The TRANSFORM statement has the following basic syntax:
TRANSFORM <aggregateFunction> SELECT <fieldList> FROM <recordsetList> GROUP BY <groupByList> PIVOT <columnHeading> [IN (<valueList>)] |
The TRANSFORM <aggregateFunction> clause defines the summary data that will populate the recordset. The SELECT statement must include a GROUP BY clause and cannot include a HAVING clause. As with any GROUP BY clause, the <groupByList> can contain multiple fields. (In a TRANSFORM statement, the <fieldList> and <groupByList> expressions are almost always identical.)
The PIVOT clause identifies the field whose values will be used as column headings. By default, the Jet database engine will include the columns in the recordset alphabetically from left to right. The optional IN statement, however, allows you to specify column names, which will be listed in the order in which they're included in <valueList>.

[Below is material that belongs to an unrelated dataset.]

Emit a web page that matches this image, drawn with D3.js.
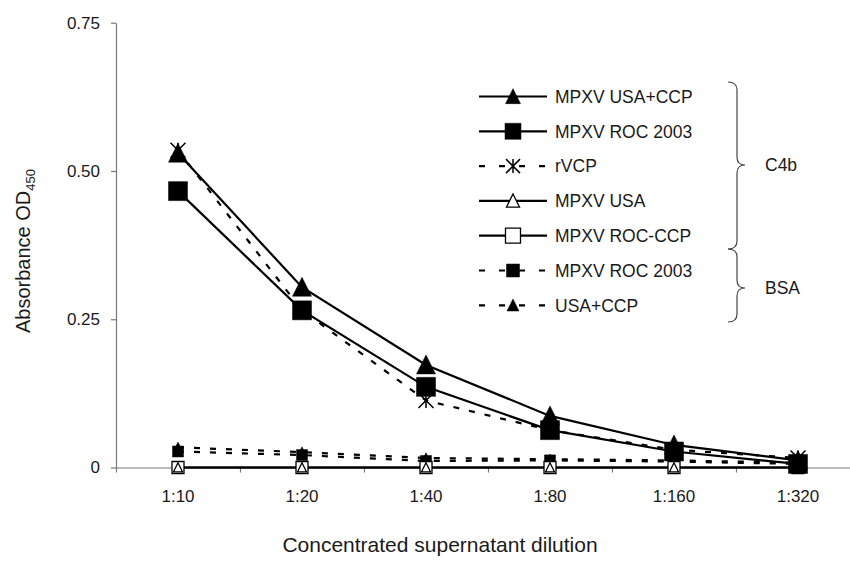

The TRANSFORM statement below provides essentially the same information as the summarize example given previously, the results of which are shown in Figure 5-12, above.
TRANSFORM Count(Products.ProductID) AS CountOfProductID SELECT Suppliers.CompanyName FROM Suppliers INNER JOIN (Categories INNER JOIN Products ON Categories.CategoryID = Products.CategoryID) ON Suppliers.SupplierID = Products.SupplierID GROUP BY Suppliers.CompanyName PIVOT Categories.CategoryName; |
The results of this TRANSFORM operation are shown in Figure 5-13.
Figure 5-13. The TRANSFORM statement rotates results by 90 degrees.
Rollup
The summarize operator implemented using the GROUP BY clause generates records containing summary data. The ROLLUP clause provides a logical extension to this operation by providing total values.
The ROLLUP clause is only available in SQL Server. It is implemented as an extension to the GROUP BY clause:
SELECT Categories.CategoryName, Products.ProductName, SUM([Order Details].Quantity) AS SumOfQuantity FROM (Categories INNER JOIN Products ON Categories.CategoryID = Products.CategoryID) INNER JOIN [Order Details] ON Products.ProductID = [Order Details].ProductID GROUP BY Categories.CategoryName, Products.ProductName WITH ROLLUP; |
This results in the recordset are shown in Figure 5-14.
This is again the same recordset shown in Figure 5-12, with additional rows: the rows containing Null (one is shown in the figure) contain the total values for the group or subgroup. Thus, 8,137 beverages were sold in total.
Figure 5-14. The ROLLUP operator adds totals.
Cube
The CUBE operator is also available only in SQL Server and is implemented as an extension to the GROUP BY clause. Essentially, the CUBE clause summarizes every column in the <groupByList> by every other column. It is conceptually similar to the ROLLUP operator, but whereas ROLLUP produces totals for each column specified in the <groupByList>, CUBE creates summary data for additional groups.
For example, if you have three fields in the <groupByList>—A, B, and C—the CUBE operator will return the following seven aggregates:
- The total number of Cs.
- The total number of Cs, grouped by A.
- The total number of Cs, grouped by C within A.
- The total number of Cs, grouped by B within A.
- The total number of Cs, grouped by B.
- The total number of Cs, grouped by A within B.
- The total number of Cs, grouped by C within B.